6.2 Focus on size and context

One of the most common errors is to ignore scale. A sale that looks large in absolute dollar terms may be modest compared to the person’s overall holdings or the token’s daily trading volume. Without a sense of proportion, it is easy to overstate impact.

Context matters too: Are protocol metrics growing or shrinking? Is there regulatory news in the background? Are other large holders acting in the same direction, or is this an isolated move?

6.3 Use on-chain data as a prompt for deeper research

Rather than acting impulsively, treat a notable wallet movement as a prompt to revisit fundamentals:

  • Has the project’s roadmap changed?
  • Are there governance discussions you have missed?
  • Do valuation assumptions still make sense under current market conditions?

This shifts on-chain data from a trigger for emotional reactions into a starting point for updated analysis.

7. What This Episode Says About a Maturing Market

At a higher level, Vitalik’s recent activity highlights how much the digital-asset ecosystem has evolved:

  • There is now a robust on-chain analytics culture that can surface founder movements quickly and transparently.
  • There are also increasingly sophisticated privacy tools for individuals who—quite reasonably—do not want their entire financial life mapped in real time.
  • Governance and narrative around major projects now extend beyond any one person, even when that person co-authored the original white paper.

These trends create a more complex environment for interpretation, but they also represent progress. Markets with better data and a wider range of tools tend to become more efficient over time. Emotional overreactions do not disappear, but participants have more resources to counterbalance them.

8. Educational Takeaways for Long-Term Participants

Seen through an educational lens rather than a purely trading lens, several lessons stand out from this episode:

Do not confuse visibility with intent. Public ledgers show you what happened, not why. Without direct commentary, multiple explanations remain plausible.

Founder activity is important but not absolute. It deserves attention, but protocols with large communities, diverse validators and active developers are bigger than any single wallet.

Privacy tools are part of a healthy ecosystem. Using them does not automatically imply bad motives. As with any technology, context and behaviour matter.

Portfolio management is normal. Selling some governance tokens or smaller positions to increase holdings of stablecoins and ETH can be ordinary risk management, even when it comes from a famous address.

Emotional narratives tend to overshoot. Headlines that frame every large sale as a dramatic turning point often ignore the more mundane—and more realistic—possibilities.

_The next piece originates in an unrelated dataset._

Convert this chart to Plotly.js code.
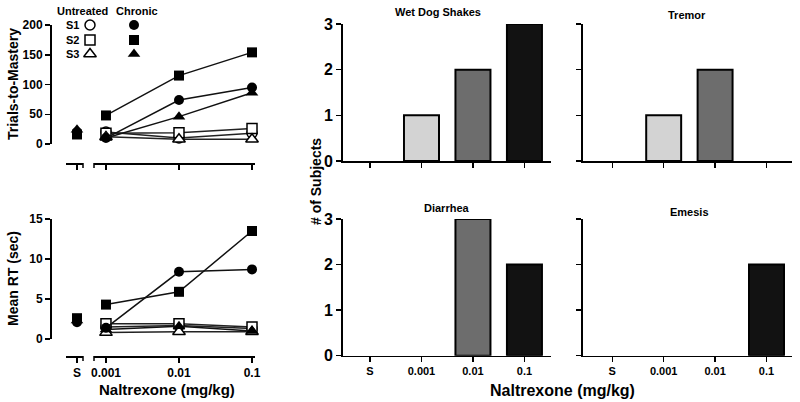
<!DOCTYPE html>
<html>
<head>
<meta charset="utf-8">
<script src="https://cdn.plot.ly/plotly-3.0.1.min.js"></script>
<style>body{margin:0;background:#fff}#chart{width:800px;height:402px}</style>
</head>
<body>
<div id="chart"></div>
<script>
// ---- data ----
const doses = [0.001, 0.01, 0.1];
const doseLabels = ['0.001', '0.01', '0.1'];
const subjects = ['S1', 'S2', 'S3'];
const symbols = ['circle', 'square', 'triangle-up'];

// trials-to-mastery, one row per subject
const trialsUntreated = [[20, 10, 18], [18, 19, 26], [12, 8, 8]];
const trialsChronic = [[10, 74, 95], [48, 115, 154], [10, 46, 86]];
const trialsSaline = [20, 16, 24];

// mean RT (sec)
const rtUntreated = [[1.5, 1.7, 1.3], [1.9, 1.9, 1.5], [0.8, 0.9, 0.9]];
const rtChronic = [[1.4, 8.4, 8.7], [4.3, 5.9, 13.5], [1.2, 1.6, 1.0]];
const rtSaline = [2.1, 2.6, 2.3];

// # of subjects showing each withdrawal sign
const barCats = ['S', '0.001', '0.01', '0.1'];
const wetDogShakes = [0, 1, 2, 3];
const tremor = [0, 1, 2, 0];
const diarrhea = [0, 0, 3, 2];
const emesis = [0, 0, 0, 2];

// ---- helpers ----
const W = 800, H = 402;
const px = v => v / W;
const py = v => 1 - v / H;
const FONT = 'Liberation Sans, Arial, sans-serif';
const bold = size => ({family: FONT, size: size, color: '#000', weight: 'bold'});
const markerSize = s => s === 'triangle-up' ? 11 : 10;

const traces = [];

function addSeries(untreated, chronic, saline, xs, xm, ya) {
    for (let i = 0; i < subjects.length; i++) {
        traces.push({
            x: doses, y: untreated[i], xaxis: xm, yaxis: ya,
            type: 'scatter', mode: 'lines+markers', cliponaxis: false,
            name: subjects[i] + ' untreated',
            line: {color: '#222', width: 1.5},
            marker: {symbol: symbols[i], size: markerSize(symbols[i]), color: '#fff', line: {color: '#000', width: 1.5}}
        });
    }
    for (let i = 0; i < subjects.length; i++) {
        traces.push({
            x: doses, y: chronic[i], xaxis: xm, yaxis: ya,
            type: 'scatter', mode: 'lines+markers', cliponaxis: false,
            name: subjects[i] + ' chronic',
            line: {color: '#111', width: 1.5},
            marker: {symbol: symbols[i], size: markerSize(symbols[i]), color: '#000'}
        });
        traces.push({
            x: ['S'], y: [saline[i]], xaxis: xs, yaxis: ya,
            type: 'scatter', mode: 'markers', cliponaxis: false,
            name: subjects[i] + ' saline',
            marker: {symbol: symbols[i], size: markerSize(symbols[i]), color: '#000'}
        });
    }
}

addSeries(trialsUntreated, trialsChronic, trialsSaline, 'x', 'x2', 'y');
addSeries(rtUntreated, rtChronic, rtSaline, 'x3', 'x4', 'y2');

const barColors = ['#ffffff', '#d3d3d3', '#6d6d6d', '#121212'];
[[wetDogShakes, 'x5', 'y3'], [tremor, 'x6', 'y4'], [diarrhea, 'x7', 'y5'], [emesis, 'x8', 'y6']].forEach(b => {
    traces.push({
        x: barCats, y: b[0], xaxis: b[1], yaxis: b[2], type: 'bar',
        width: 0.68, cliponaxis: false,
        marker: {color: barColors, line: {color: '#000', width: b[0].map(v => v > 0 ? 2 : 0)}}
    });
});

// legend keys (drawn on a hidden full-page overlay axis)
const keyY = [25, 40, 54];
symbols.forEach((s, i) => {
    traces.push({
        x: [90], y: [keyY[i]], xaxis: 'x9', yaxis: 'y7', type: 'scatter', mode: 'markers',
        cliponaxis: false,
        marker: {symbol: s, size: markerSize(s), color: '#fff', line: {color: '#000', width: 1.5}}
    });
    traces.push({
        x: [134], y: [keyY[i]], xaxis: 'x9', yaxis: 'y7', type: 'scatter', mode: 'markers',
        cliponaxis: false,
        marker: {symbol: s, size: markerSize(s), color: '#000'}
    });
});

const axBase = {
    showgrid: false, zeroline: false, showline: true, linecolor: '#000', linewidth: 1.5,
    ticks: 'outside', ticklen: 5, tickwidth: 1.5, tickcolor: '#000', fixedrange: true
};

function sAxis(pos, labels) {
    return Object.assign({}, axBase, {
        domain: [px(66), px(83)], anchor: 'free', position: py(pos),
        type: 'category', range: [-0.647, 0.353],
        showticklabels: labels, tickfont: bold(12)
    });
}
function doseAxis(pos, labels) {
    return Object.assign({}, axBase, {
        domain: [px(94), px(255)], anchor: 'free', position: py(pos),
        type: 'log', range: [-3.164, -0.959],
        tickvals: doses, ticktext: doseLabels,
        showticklabels: labels, tickfont: bold(12)
    });
}
function barX(left, right, r0, r1, anchor, labels) {
    return Object.assign({}, axBase, {
        domain: [px(left), px(right)], anchor: anchor, type: 'category',
        range: [r0, r1], showticklabels: labels, tickfont: bold(11)
    });
}
function barY(top, bottom, anchor, labels) {
    return Object.assign({}, axBase, {
        domain: [py(bottom), py(top)], anchor: anchor, range: [0, 3],
        tickvals: [0, 1, 2, 3], showticklabels: labels, tickfont: bold(16)
    });
}

const ann = (text, x, y, size, extra) => Object.assign({
    text: '<b>' + text + '</b>', x: px(x), y: py(y), xref: 'paper', yref: 'paper',
    showarrow: false, xanchor: 'center', yanchor: 'middle',
    font: {family: FONT, size: size, color: '#000'}
}, extra || {});

const annotations = [
    ann('Trials-to-Mastery', 13, 84, 14, {textangle: -90}),
    ann('Mean RT (sec)', 13, 279, 14, {textangle: -90}),
    ann('Naltrexone (mg/kg)', 167, 389, 15),
    ann('# of Subjects', 316, 182, 14, {textangle: -90}),
    ann('Naltrexone (mg/kg)', 562, 390, 16),
    ann('Wet Dog Shakes', 438, 12, 11),
    ann('Tremor', 687, 15, 11),
    ann('Diarrhea', 447, 208, 11),
    ann('Emesis', 689, 212, 11),
    ann('Untreated', 82, 11, 11),
    ann('Chronic', 137, 11, 11)
];
subjects.forEach((s, i) => annotations.push(ann(s, 72, keyY[i], 11)));

// axis break marks
const brk = (x, y) => ({type: 'line', xref: 'paper', yref: 'paper',
    x0: px(x), x1: px(x), y0: py(y), y1: py(y + 5), line: {color: '#000', width: 1.5}});

const layout = {
    width: W, height: H, margin: {l: 0, r: 0, t: 0, b: 0},
    paper_bgcolor: '#fff', plot_bgcolor: 'rgba(0,0,0,0)',
    showlegend: false, bargap: 0,
    font: {family: FONT, color: '#000'},
    xaxis: sAxis(163, false),
    xaxis2: doseAxis(163, false),
    yaxis: Object.assign({}, axBase, {
        domain: [py(144), py(25)], anchor: 'free', position: px(50),
        range: [0, 200], tickvals: [0, 50, 100, 150, 200], tickfont: bold(12)
    }),
    xaxis3: sAxis(356, true),
    xaxis4: doseAxis(356, true),
    yaxis2: Object.assign({}, axBase, {
        domain: [py(339), py(219)], anchor: 'free', position: px(50),
        range: [0, 15], tickvals: [0, 5, 10, 15], tickfont: bold(12)
    }),
    xaxis5: barX(342.7, 550.7, -0.53, 3.51, 'y3', false),
    yaxis3: barY(24, 161, 'x5', true),
    xaxis6: barX(582.7, 791.7, -0.575, 3.49, 'y4', false),
    yaxis4: barY(24, 161, 'x6', false),
    xaxis7: barX(342.7, 550.7, -0.53, 3.51, 'y5', true),
    yaxis5: barY(219, 355.7, 'x7', true),
    xaxis8: barX(582.7, 791.7, -0.575, 3.49, 'y6', true),
    yaxis6: barY(219, 355.7, 'x8', false),
    xaxis9: {domain: [0, 1], range: [0, W], visible: false, anchor: 'y7', fixedrange: true},
    yaxis7: {domain: [0, 1], range: [H, 0], visible: false, anchor: 'x9', fixedrange: true},
    annotations: annotations,
    shapes: [brk(83, 163), brk(94, 163), brk(83, 356), brk(94, 356)]
};

Plotly.newPlot('chart', traces, layout, {displayModeBar: false, staticPlot: true});
</script>
</body>
</html>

9. A Balanced Way to View Vitalik’s Sales

So where does that leave us? A balanced interpretation might look like this:

Vitalik has adjusted a portion of his token holdings, converting several governance and smaller assets into USDC and ETH, and has chosen to move part of that value into a privacy-preserving protocol. This is consistent with someone who is diversifying, managing risk, protecting personal privacy and possibly preparing to deploy funds for future initiatives. It is not in itself a verdict on the long-term prospects of Ethereum or the broader digital-asset ecosystem.

For thoughtful participants, the right response is less about copying his exact trades and more about absorbing the underlying lessons: build a portfolio you can explain, use tools that protect your privacy responsibly, and treat on-chain data as a prompt for analysis rather than a substitute for it.

In that sense, the episode fits neatly into a broader story. As crypto matures, the market is learning to live with a constant stream of information about what major holders are doing—without letting every movement dictate its mood. That is a sign not of indifference, but of progress.

Disclaimer: This article is for educational and informational purposes only and does not constitute investment, legal or tax advice. Digital assets are volatile and involve risk, and past on-chain activity by any individual is not a guarantee of future outcomes. Always conduct your own research and consult a qualified professional before making financial decisions.